Reinforcing loops are something that I understand as and learned skills and intellectual properties that helps you solve problems and do tasks faster and more efficiently in the future. It is like writing essays; once you have read a ton of literature and written dozens of essays you will find the next ones easier for you, you gain sort of a momentum in your doing. I am not sure where is my personal momentum, yet. In my opinion reinforced loops often work in larger system, like in teams. These reinforcing loops develop and can slowly change and be driven by belief and choice, for example. Since they are depending on personal interests, or company values, they have both the ability to accelerate and decelerate actions and I can relate to both side based on my own experience.
“A balancing loop attempts to move some current state (the way things are) to a desired state (goal or objective) though some action (whatever is done to reach the goal.” (systems-thonking.org)

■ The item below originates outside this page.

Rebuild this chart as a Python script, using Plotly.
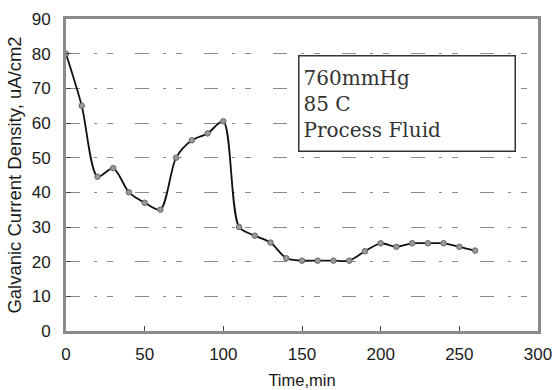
import plotly.graph_objects as go

time_min = [0, 10, 20, 30, 40, 50, 60, 70, 80, 90, 100, 110, 120, 130, 140,
            150, 160, 170, 180, 190, 200, 210, 220, 230, 240, 250, 260]
current_density = [80, 65, 44.5, 47, 40, 37, 35, 50, 55, 57, 60.5, 30, 27.5, 25.5, 21,
                   20.3, 20.3, 20.3, 20.3, 23, 25.3, 24.3, 25.3, 25.3, 25.3, 24.3, 23.2]
x_ticks = [0, 50, 100, 150, 200, 250, 300]
y_ticks = [0, 10, 20, 30, 40, 50, 60, 70, 80, 90]
note_lines = ["760mmHg", "85 C", "Process Fluid"]

fig = go.Figure()
fig.add_trace(go.Scatter(
    x=time_min, y=current_density, mode="lines+markers",
    line=dict(color="#111111", width=1.8, shape="spline", smoothing=0.8),
    marker=dict(size=5.5, color="#9a9a9a", line=dict(color="#666666", width=1)),
    showlegend=False,
))

fig.update_layout(
    width=555, height=390,
    margin=dict(l=66, r=17, t=19, b=59),
    paper_bgcolor="white", plot_bgcolor="white",
    font=dict(family="Liberation Sans, Arial, sans-serif", color="#1a1a1a"),
    annotations=[dict(
        xref="paper", yref="paper", x=(298 - 66) / 472, y=1 - (55 - 19) / 312,
        xanchor="left", yanchor="top", align="left",
        text="<br>".join(note_lines),
        font=dict(family="DejaVu Serif, Liberation Serif, serif", size=20, color="#333333"),
        showarrow=False, bordercolor="#333333", borderwidth=1.5,
        borderpad=4, bgcolor="white", width=207, height=86,
    )],
)
fig.update_xaxes(
    range=[0, 300], tickvals=x_ticks, ticks="inside", ticklen=5, tickcolor="#444",
    showline=True, linecolor="#8a8a8a", linewidth=3, mirror=True,
    showgrid=False, zeroline=False, automargin=False, ticklabelstandoff=6,
    tickfont=dict(size=17), title=dict(text="Time,min", font=dict(size=16.5), standoff=12),
)
fig.update_yaxes(
    range=[0, 90], tickvals=y_ticks, ticks="inside", ticklen=5, tickcolor="#444",
    showline=True, linecolor="#8a8a8a", linewidth=3, mirror=True,
    showgrid=True, gridcolor="#8c8c8c", gridwidth=1, griddash="14px,14px,3px,10px,6px,22px",
    zeroline=False, automargin=False, ticklabelstandoff=9,
    tickfont=dict(size=17),
    title=dict(text="Galvanic Current Density, uA/cm2", font=dict(size=18.5), standoff=6),
)

fig.write_html("out.html", config={"displayModeBar": False},
               post_script="document.body.style.margin='0';")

“A balancing loop is representative of any situation where there is a goal or an objective and action is taken to achieve that goal or objective. If I decide I want to increase sales by 10% I’ve just created a balancing loop. If I decide to develop a new product I’ve just created a balancing loop. The instances of this structure are numerous.” (systems-thinking.org) For me this whole system thinking is maybe a bit complex concept at the moment so I might need to give the book another go, because there is a lot about this concept.
Something I want to share from the book is a quote that for me has been sort of a dream form of a company that I would like to work in, or even more I would like to establish a company that works like this: “A learning organization is a place where people are continually discovering how they create their reality.”
In an organization that learning of individuals is recognized should definitely be the future of organizations. Today management is prevailing and extinguishes our natural intrinsic motivation, which is many times called to be ‘imagination that children have’. It is the loss of curiosity and joy of learning that we are experiencing. I see that the current schooling system and managing people as assets has features which are corrupting our ability and motivation to create our own reality.
I would like to know how to challenge our emerging generations to build learning organizations, places where people would be able to find again the joy of learning and curiosity.